Net Zero cannot and will not happen, with current technology choices.
Sadly Queensland’s mainstream political opponents, the Liberal National Party, are also committed to Net Zero, just on a slightly slower timeframe – so they are almost as bad.
Why is my home state of Queensland cursed with such a parade of economic fools? If international demand for coal drops, the industry will scale back and realign on its own. There is no need to talk coal down and try to kill it off.

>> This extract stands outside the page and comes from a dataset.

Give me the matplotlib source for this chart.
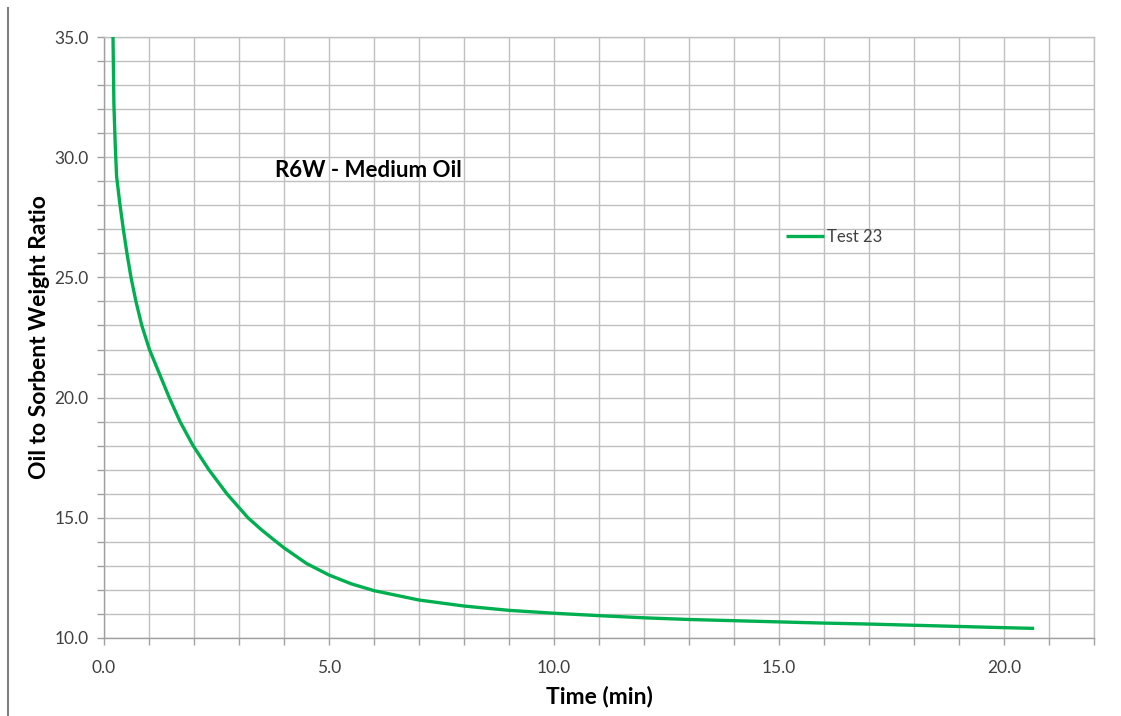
import matplotlib
matplotlib.use("Agg")
import matplotlib.pyplot as plt
from matplotlib.lines import Line2D
import numpy as np

plt.rcParams['font.family'] = ['Lato', 'DejaVu Sans']

# Data
time_min = [0.19, 0.20, 0.22, 0.25, 0.28, 0.35, 0.43, 0.51, 0.60, 0.71, 0.84, 1.01, 1.23,
            1.45, 1.69, 1.98, 2.33, 2.73, 3.2, 3.5, 3.75, 4.0, 4.5, 5.0, 5.5, 6.0, 7.0, 8.0, 9.0,
            10.0, 11.0, 12.0, 13.0, 14.0, 15.0, 16.0, 17.0, 18.0, 19.0, 20.0, 20.67]
ratio = [38.0, 35.0, 32.2, 30.5, 29.2, 28.1, 27.0, 26.0, 25.0, 24.0, 23.0, 22.0, 21.0,
         20.0, 19.0, 18.0, 17.0, 16.0, 15.0, 14.5, 14.12, 13.75, 13.1, 12.62, 12.25, 11.97, 11.58, 11.33, 11.15,
         11.03, 10.93, 10.84, 10.77, 10.72, 10.67, 10.62, 10.58, 10.53, 10.48, 10.43, 10.40]
series_name = "Test 23"
chart_title = "R6W - Medium Oil"

fig = plt.figure(figsize=(11.21, 7.16), dpi=100)
ax = fig.add_axes([104/1121, 78/716, 990/1121, 601/716])

grid_c = '#C0C0C0'
ax.plot(time_min, ratio, color='#00B050', lw=2.4, label=series_name, zorder=3,
        solid_capstyle='butt', solid_joinstyle='round')

ax.set_xlim(0, 22)
ax.set_ylim(10, 35)
ax.set_xticks(np.arange(0, 23, 1), minor=True)
ax.set_xticks(np.arange(0, 21, 5))
ax.set_yticks(np.arange(10, 36, 1), minor=True)
ax.set_yticks(np.arange(10, 36, 5))
ax.xaxis.set_major_formatter(matplotlib.ticker.FormatStrFormatter('%.1f'))
ax.yaxis.set_major_formatter(matplotlib.ticker.FormatStrFormatter('%.1f'))
ax.grid(True, which='both', color=grid_c, lw=1.0, zorder=0)
ax.set_axisbelow(True)

for side in ['top', 'right']:
    ax.spines[side].set_color(grid_c)
    ax.spines[side].set_linewidth(1.0)
for side in ['left', 'bottom']:
    ax.spines[side].set_color('#A0A0A0')
    ax.spines[side].set_linewidth(1.0)

ax.tick_params(which='both', direction='out', length=5, width=1, color='#A0A0A0',
               labelsize=12.5, labelcolor='#404040')
ax.tick_params(axis='x', which='major', pad=11)
ax.tick_params(axis='y', which='major', pad=6)

ax.set_xlabel('Time (min)', fontsize=16.5, fontweight='bold', labelpad=7)
ax.set_ylabel('Oil to Sorbent Weight Ratio', fontsize=16.5, fontweight='bold', labelpad=3)

ax.text(3.8, 29.45, chart_title, fontsize=16, fontweight='bold', va='center', ha='left',
        color='#000000')

leg = ax.legend(loc='center left', bbox_to_anchor=((786 - 104) / 990, (638 - 237) / 601),
                frameon=False, fontsize=12, handlelength=2.3, handletextpad=0.15,
                borderpad=0, borderaxespad=0)
for t in leg.get_texts():
    t.set_color('#404040')

fig.add_artist(Line2D([8/1121, 8/1121], [0, 1 - 8/716], color='#808080', lw=1.5,
                      transform=fig.transFigure))

fig.savefig('out.png', dpi=100)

The one hope of political sanity in Queensland, Queensland is also home to One Nation and Katter’s Australian Party. Katter is aligned with remote rural regions, and supports ethanol mandates, but they also oppose emissions reductions. One Nation has a sound climate policy. Both have more palatable energy ideas than any of the current mainstream parties.
On the international stage, there is no evidence of a long term drop in coal demand, quite the opposite. The IEA keeps predicting a drop in demand on the basis of the expected Net Zero transition, but in 2022 and 2023 coal use reached all time highs, and 2024 demand is also expected to be high. None of the renewable energy systems being created by green obsessed governments are delivering. The only threat to long term coal demand is nuclear energy, which enjoyed a boost in profile and popularity at the recent COP28.
Personally I expect a significant short to medium term drop in demand, but not because of Net Zero. The economically incompetent Xi Jinping Chinese Communist regime is doing every wrong move you can imagine in the face of their realestate sector collapse, their government is pouring money into well connected but already failed industries, and doubling down on useless infrastructure projects – all the failed policies which made the 2008 GFC so painful in the west, and more. But nobody can predict when that circus act will come unstuck.